* START SUPPLIED MATERIAL *

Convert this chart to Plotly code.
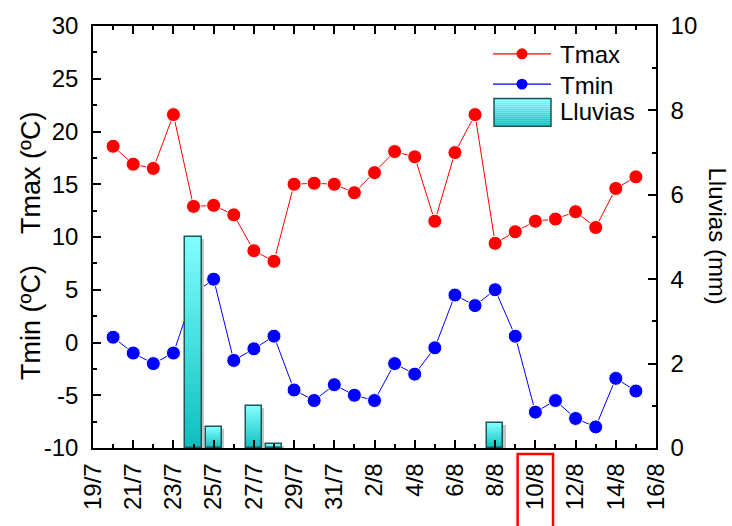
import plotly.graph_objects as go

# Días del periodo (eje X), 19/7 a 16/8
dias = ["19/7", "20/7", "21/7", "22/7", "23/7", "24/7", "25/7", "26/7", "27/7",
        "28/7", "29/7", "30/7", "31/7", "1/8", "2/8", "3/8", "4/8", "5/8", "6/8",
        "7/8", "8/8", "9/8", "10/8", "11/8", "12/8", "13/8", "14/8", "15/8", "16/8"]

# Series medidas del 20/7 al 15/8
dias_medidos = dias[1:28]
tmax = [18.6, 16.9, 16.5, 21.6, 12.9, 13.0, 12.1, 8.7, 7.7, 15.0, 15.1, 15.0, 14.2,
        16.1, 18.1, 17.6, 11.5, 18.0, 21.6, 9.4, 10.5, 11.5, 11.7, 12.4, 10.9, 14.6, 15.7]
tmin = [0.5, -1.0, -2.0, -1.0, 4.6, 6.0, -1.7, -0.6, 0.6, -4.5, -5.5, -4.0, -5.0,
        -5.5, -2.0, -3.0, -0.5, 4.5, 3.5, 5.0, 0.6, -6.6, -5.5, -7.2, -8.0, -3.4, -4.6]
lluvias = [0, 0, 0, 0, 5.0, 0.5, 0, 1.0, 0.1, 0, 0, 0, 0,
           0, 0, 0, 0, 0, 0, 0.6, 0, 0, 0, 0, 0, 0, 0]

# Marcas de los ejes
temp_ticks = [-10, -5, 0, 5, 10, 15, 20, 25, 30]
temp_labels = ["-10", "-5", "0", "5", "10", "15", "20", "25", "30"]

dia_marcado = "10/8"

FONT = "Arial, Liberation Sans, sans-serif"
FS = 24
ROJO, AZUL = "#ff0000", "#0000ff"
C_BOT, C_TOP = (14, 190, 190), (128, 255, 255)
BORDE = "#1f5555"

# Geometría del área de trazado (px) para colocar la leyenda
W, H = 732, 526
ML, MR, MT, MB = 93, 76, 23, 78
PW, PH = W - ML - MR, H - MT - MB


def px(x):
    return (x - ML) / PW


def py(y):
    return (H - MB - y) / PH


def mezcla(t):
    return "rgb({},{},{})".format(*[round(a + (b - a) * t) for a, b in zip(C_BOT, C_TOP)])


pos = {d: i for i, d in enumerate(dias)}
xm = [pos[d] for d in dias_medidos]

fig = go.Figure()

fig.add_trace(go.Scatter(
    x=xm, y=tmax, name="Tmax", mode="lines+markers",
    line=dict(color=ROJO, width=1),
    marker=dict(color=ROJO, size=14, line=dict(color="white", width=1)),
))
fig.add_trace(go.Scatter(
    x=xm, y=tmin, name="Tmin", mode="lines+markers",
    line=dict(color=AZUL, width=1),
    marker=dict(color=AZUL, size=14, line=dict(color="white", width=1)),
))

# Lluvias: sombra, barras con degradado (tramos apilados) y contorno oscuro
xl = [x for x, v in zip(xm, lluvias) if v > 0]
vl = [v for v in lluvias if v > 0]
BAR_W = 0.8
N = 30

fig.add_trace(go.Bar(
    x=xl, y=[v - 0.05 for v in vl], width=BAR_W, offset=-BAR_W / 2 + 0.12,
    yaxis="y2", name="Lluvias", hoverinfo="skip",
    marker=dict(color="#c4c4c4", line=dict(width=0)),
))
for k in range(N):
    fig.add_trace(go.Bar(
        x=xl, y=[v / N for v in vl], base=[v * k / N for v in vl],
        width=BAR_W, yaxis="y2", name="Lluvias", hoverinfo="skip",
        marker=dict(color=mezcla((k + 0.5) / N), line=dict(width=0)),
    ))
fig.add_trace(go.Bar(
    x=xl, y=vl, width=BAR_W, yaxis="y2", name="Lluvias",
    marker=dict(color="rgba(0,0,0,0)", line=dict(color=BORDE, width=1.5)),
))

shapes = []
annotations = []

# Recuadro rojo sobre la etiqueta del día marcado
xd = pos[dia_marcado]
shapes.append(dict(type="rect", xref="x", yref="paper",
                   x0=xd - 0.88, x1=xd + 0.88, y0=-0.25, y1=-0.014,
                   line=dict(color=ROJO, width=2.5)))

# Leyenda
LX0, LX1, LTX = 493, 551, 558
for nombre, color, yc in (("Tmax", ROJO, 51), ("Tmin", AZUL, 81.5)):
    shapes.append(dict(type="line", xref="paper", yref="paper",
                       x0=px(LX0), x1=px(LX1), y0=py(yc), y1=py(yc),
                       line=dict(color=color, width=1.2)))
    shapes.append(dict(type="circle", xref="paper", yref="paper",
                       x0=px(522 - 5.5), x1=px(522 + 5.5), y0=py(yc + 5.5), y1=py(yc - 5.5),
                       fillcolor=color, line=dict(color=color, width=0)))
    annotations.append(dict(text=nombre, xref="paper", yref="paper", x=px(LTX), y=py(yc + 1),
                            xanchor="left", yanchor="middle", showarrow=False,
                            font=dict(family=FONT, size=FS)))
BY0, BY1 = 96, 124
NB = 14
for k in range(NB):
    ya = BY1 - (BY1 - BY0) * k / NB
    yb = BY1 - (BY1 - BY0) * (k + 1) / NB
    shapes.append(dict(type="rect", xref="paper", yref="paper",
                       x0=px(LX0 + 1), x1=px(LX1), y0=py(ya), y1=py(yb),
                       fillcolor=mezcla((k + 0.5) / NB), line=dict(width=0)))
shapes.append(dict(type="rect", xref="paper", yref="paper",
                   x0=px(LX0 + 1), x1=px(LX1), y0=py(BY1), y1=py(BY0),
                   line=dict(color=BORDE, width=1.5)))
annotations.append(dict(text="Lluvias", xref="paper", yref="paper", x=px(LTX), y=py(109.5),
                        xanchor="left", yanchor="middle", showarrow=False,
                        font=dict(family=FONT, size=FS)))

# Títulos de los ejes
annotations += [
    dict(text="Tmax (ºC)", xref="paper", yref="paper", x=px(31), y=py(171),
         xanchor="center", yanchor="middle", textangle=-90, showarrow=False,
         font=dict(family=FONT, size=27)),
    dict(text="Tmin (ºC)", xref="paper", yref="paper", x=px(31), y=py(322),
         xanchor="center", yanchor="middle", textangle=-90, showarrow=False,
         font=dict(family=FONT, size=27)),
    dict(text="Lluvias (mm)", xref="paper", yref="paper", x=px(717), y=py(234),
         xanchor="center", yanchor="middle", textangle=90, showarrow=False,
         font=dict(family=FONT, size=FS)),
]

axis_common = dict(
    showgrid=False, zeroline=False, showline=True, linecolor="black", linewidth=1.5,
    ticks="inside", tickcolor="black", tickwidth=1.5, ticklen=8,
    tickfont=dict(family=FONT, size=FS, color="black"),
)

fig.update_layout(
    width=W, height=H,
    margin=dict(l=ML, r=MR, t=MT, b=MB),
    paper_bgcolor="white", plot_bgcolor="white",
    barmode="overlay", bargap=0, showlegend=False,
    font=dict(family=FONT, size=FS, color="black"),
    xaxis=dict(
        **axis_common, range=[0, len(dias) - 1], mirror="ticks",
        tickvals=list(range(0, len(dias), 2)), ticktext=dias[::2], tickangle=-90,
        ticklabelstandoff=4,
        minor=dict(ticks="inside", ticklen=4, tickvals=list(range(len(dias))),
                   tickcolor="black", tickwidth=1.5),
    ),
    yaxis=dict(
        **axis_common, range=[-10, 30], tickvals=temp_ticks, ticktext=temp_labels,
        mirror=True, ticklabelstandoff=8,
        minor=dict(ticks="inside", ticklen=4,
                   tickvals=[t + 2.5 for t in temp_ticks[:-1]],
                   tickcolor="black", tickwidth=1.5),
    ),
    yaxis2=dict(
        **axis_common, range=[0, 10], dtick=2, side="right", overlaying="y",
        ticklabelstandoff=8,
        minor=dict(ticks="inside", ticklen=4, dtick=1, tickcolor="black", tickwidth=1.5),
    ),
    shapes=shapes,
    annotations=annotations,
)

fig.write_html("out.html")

* END SUPPLIED MATERIAL *

= SHORT EXERCISE =
Your task is to restate word for word the lines from the top of the data to the line containing "0, 0, 0, 0, 0]", both ends included, with every picture left out.

= THE SOLUTION =
Convert this chart to Plotly code.
import plotly.graph_objects as go

# Días del periodo (eje X), 19/7 a 16/8
dias = ["19/7", "20/7", "21/7", "22/7", "23/7", "24/7", "25/7", "26/7", "27/7",
        "28/7", "29/7", "30/7", "31/7", "1/8", "2/8", "3/8", "4/8", "5/8", "6/8",
        "7/8", "8/8", "9/8", "10/8", "11/8", "12/8", "13/8", "14/8", "15/8", "16/8"]

# Series medidas del 20/7 al 15/8
dias_medidos = dias[1:28]
tmax = [18.6, 16.9, 16.5, 21.6, 12.9, 13.0, 12.1, 8.7, 7.7, 15.0, 15.1, 15.0, 14.2,
        16.1, 18.1, 17.6, 11.5, 18.0, 21.6, 9.4, 10.5, 11.5, 11.7, 12.4, 10.9, 14.6, 15.7]
tmin = [0.5, -1.0, -2.0, -1.0, 4.6, 6.0, -1.7, -0.6, 0.6, -4.5, -5.5, -4.0, -5.0,
        -5.5, -2.0, -3.0, -0.5, 4.5, 3.5, 5.0, 0.6, -6.6, -5.5, -7.2, -8.0, -3.4, -4.6]
lluvias = [0, 0, 0, 0, 5.0, 0.5, 0, 1.0, 0.1, 0, 0, 0, 0,
           0, 0, 0, 0, 0, 0, 0.6, 0, 0, 0, 0, 0, 0, 0]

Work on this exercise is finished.